Work required: Reproduce the entries shown below only from the line with "Generate a web" down to the line with "const seriesNames = ['FCF", keeping both end lines and copying each one exactly.
---------- Raw data ----------
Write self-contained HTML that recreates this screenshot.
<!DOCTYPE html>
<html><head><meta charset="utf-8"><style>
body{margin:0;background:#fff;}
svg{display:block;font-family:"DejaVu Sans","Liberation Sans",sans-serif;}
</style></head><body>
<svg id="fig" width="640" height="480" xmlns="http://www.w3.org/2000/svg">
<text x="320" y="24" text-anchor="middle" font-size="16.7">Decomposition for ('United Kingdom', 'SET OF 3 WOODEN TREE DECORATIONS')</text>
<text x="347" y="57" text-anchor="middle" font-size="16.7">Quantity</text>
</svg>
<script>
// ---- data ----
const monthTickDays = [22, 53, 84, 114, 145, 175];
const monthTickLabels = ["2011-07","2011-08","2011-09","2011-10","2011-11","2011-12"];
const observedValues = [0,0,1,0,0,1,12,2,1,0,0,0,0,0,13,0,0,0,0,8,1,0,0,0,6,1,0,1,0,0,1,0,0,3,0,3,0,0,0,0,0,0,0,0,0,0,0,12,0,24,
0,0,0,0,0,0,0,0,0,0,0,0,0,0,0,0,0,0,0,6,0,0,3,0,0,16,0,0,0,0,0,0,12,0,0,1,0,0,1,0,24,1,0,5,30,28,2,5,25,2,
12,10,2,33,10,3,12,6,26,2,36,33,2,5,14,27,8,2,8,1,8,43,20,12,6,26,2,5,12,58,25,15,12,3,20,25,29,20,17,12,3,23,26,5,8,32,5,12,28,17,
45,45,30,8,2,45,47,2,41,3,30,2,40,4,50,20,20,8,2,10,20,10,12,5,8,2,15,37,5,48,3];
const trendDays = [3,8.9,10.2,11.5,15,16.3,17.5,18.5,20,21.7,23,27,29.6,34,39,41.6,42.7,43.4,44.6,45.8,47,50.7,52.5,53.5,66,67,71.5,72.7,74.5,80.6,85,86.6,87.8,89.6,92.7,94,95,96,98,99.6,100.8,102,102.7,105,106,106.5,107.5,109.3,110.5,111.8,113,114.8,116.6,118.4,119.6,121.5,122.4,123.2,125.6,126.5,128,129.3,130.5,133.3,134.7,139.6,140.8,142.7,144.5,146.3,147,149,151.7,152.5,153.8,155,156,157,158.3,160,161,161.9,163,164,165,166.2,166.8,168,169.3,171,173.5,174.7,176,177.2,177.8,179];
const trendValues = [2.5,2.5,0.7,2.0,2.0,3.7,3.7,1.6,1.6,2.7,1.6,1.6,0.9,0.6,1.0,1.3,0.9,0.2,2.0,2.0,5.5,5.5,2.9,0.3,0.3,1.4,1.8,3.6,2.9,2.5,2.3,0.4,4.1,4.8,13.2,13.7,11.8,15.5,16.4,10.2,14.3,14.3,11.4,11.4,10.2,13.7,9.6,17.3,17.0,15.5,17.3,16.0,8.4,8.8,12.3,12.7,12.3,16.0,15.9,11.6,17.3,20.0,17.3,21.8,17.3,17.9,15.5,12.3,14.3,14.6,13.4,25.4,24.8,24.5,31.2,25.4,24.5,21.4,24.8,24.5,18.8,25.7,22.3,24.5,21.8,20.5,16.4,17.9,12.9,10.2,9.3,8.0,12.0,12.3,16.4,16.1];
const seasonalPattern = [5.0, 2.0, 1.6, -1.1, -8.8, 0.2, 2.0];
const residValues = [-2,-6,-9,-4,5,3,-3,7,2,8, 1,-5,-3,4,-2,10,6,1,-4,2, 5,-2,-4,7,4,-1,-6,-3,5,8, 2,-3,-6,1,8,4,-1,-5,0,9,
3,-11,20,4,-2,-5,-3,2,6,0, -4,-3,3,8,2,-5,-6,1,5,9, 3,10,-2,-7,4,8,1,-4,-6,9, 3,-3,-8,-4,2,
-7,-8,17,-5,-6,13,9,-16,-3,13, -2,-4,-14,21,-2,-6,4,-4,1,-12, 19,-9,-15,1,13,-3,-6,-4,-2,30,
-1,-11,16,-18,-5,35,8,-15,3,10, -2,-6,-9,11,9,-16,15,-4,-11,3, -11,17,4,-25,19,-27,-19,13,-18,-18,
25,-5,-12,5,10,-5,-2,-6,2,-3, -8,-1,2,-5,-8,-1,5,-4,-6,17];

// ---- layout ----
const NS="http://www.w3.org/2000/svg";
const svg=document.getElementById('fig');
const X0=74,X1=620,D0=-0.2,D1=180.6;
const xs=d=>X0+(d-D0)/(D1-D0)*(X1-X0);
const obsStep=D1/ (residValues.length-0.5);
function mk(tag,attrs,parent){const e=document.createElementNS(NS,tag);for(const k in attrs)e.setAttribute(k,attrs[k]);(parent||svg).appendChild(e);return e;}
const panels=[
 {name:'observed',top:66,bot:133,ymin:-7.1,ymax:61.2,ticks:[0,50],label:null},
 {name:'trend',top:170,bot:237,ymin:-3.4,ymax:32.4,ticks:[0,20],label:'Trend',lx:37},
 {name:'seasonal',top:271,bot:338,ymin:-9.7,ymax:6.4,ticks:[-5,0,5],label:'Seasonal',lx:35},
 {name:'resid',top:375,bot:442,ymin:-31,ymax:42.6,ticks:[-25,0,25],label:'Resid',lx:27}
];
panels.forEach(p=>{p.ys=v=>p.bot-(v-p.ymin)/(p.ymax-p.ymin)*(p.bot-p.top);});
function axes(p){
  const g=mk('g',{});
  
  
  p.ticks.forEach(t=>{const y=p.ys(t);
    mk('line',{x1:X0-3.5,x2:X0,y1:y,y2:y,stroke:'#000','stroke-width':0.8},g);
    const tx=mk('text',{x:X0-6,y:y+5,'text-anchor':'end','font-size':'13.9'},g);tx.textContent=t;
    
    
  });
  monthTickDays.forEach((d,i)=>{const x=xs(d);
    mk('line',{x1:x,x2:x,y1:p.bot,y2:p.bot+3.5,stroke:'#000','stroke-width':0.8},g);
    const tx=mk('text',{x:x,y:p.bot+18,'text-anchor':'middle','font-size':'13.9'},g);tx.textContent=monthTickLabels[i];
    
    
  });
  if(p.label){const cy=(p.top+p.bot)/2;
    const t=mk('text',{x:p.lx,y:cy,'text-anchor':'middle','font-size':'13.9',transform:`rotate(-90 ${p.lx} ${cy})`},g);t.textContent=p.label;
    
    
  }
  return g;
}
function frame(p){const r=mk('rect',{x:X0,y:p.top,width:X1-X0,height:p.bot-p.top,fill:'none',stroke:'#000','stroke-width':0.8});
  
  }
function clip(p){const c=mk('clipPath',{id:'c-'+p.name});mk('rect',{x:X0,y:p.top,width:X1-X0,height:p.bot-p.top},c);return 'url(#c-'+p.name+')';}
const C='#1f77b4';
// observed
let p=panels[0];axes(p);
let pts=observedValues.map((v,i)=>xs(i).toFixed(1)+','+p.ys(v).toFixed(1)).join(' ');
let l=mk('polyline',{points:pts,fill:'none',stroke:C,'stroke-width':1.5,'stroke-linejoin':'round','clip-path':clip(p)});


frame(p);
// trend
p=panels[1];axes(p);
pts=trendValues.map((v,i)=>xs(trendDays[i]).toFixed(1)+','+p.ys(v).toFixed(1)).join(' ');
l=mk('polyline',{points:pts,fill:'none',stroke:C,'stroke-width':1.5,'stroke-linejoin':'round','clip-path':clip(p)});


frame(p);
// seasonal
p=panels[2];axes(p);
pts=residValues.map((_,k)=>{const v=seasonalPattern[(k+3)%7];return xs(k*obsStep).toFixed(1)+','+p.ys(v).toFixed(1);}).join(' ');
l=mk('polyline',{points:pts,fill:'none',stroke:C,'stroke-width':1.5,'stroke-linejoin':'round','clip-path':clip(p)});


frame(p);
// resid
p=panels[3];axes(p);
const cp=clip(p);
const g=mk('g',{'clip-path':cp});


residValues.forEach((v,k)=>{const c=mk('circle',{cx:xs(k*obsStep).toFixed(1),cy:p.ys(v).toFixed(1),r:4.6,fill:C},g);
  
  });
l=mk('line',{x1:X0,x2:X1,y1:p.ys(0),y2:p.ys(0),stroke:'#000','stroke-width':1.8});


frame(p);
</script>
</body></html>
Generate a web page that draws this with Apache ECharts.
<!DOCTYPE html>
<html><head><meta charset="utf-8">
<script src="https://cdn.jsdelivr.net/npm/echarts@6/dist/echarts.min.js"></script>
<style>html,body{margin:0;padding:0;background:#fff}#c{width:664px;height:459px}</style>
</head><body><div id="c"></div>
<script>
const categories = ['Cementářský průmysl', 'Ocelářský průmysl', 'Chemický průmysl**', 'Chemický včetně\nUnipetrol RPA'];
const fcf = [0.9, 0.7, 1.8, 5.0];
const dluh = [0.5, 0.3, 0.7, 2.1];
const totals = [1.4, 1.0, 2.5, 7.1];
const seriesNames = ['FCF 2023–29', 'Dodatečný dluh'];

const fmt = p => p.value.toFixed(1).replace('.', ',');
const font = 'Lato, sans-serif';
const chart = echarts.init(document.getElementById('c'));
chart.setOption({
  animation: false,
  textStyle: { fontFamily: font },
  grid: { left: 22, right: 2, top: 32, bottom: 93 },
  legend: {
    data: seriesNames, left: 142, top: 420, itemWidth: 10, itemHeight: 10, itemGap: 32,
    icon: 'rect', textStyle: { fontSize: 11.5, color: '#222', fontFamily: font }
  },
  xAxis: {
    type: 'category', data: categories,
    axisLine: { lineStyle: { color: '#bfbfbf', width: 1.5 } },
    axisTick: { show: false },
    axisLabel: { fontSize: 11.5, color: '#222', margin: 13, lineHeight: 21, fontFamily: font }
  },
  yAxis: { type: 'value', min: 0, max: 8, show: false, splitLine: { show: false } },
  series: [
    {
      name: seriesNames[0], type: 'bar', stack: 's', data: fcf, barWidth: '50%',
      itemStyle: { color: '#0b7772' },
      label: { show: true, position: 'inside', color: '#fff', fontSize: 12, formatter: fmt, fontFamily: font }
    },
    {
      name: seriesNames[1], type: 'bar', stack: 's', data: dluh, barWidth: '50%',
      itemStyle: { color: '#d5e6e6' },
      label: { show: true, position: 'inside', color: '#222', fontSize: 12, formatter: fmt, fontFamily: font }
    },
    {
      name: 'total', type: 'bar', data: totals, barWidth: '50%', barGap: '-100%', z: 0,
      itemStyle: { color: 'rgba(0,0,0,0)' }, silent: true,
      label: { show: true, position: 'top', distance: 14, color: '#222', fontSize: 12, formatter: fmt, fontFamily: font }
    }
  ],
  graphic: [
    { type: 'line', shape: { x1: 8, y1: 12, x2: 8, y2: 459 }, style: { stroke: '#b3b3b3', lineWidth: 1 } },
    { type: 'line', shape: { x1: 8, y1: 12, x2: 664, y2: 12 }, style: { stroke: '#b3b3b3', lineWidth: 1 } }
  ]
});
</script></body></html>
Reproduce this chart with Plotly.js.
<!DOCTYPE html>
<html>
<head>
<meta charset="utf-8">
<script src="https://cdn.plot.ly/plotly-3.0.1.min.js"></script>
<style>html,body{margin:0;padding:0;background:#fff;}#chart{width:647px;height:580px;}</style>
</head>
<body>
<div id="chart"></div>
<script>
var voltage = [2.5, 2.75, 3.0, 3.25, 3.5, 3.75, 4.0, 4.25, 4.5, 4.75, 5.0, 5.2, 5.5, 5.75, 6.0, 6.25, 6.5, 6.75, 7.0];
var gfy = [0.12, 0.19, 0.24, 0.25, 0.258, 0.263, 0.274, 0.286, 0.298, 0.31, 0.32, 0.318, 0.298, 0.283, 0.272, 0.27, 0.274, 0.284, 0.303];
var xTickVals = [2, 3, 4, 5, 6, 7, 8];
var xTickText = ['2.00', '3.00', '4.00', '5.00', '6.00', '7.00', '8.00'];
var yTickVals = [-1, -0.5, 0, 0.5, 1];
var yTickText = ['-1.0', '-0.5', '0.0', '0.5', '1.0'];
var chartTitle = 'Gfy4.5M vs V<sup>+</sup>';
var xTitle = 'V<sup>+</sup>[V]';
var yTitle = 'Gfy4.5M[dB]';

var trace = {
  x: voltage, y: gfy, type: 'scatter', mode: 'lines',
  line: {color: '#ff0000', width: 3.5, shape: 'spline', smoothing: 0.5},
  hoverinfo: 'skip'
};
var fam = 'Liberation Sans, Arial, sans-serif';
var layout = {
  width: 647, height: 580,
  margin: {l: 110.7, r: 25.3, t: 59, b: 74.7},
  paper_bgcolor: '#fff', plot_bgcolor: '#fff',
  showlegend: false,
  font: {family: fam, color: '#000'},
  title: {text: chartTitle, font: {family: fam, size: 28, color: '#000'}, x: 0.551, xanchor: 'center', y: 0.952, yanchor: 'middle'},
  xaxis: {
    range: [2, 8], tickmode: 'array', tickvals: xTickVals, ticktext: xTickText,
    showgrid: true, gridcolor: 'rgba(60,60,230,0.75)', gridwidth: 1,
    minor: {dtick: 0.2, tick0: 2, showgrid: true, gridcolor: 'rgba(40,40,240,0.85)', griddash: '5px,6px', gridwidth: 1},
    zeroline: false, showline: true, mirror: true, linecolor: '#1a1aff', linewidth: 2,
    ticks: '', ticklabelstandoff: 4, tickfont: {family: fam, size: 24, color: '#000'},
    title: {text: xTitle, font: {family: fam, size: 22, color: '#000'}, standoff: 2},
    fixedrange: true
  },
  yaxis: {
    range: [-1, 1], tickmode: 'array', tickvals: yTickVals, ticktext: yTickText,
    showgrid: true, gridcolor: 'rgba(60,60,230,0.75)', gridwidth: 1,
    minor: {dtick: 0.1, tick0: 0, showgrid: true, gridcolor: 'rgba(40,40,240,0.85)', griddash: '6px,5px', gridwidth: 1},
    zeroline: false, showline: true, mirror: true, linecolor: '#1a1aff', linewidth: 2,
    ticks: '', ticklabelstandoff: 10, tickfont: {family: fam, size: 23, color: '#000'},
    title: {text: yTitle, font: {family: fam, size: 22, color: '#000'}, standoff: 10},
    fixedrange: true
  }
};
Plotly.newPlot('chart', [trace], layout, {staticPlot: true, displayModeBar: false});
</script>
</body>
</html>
----------
Response to this exercise:
Generate a web page that draws this with Apache ECharts.
<!DOCTYPE html>
<html><head><meta charset="utf-8">
<script src="https://cdn.jsdelivr.net/npm/echarts@6/dist/echarts.min.js"></script>
<style>html,body{margin:0;padding:0;background:#fff}#c{width:664px;height:459px}</style>
</head><body><div id="c"></div>
<script>
const categories = ['Cementářský průmysl', 'Ocelářský průmysl', 'Chemický průmysl**', 'Chemický včetně\nUnipetrol RPA'];
const fcf = [0.9, 0.7, 1.8, 5.0];
const dluh = [0.5, 0.3, 0.7, 2.1];
const totals = [1.4, 1.0, 2.5, 7.1];
const seriesNames = ['FCF 2023–29', 'Dodatečný dluh'];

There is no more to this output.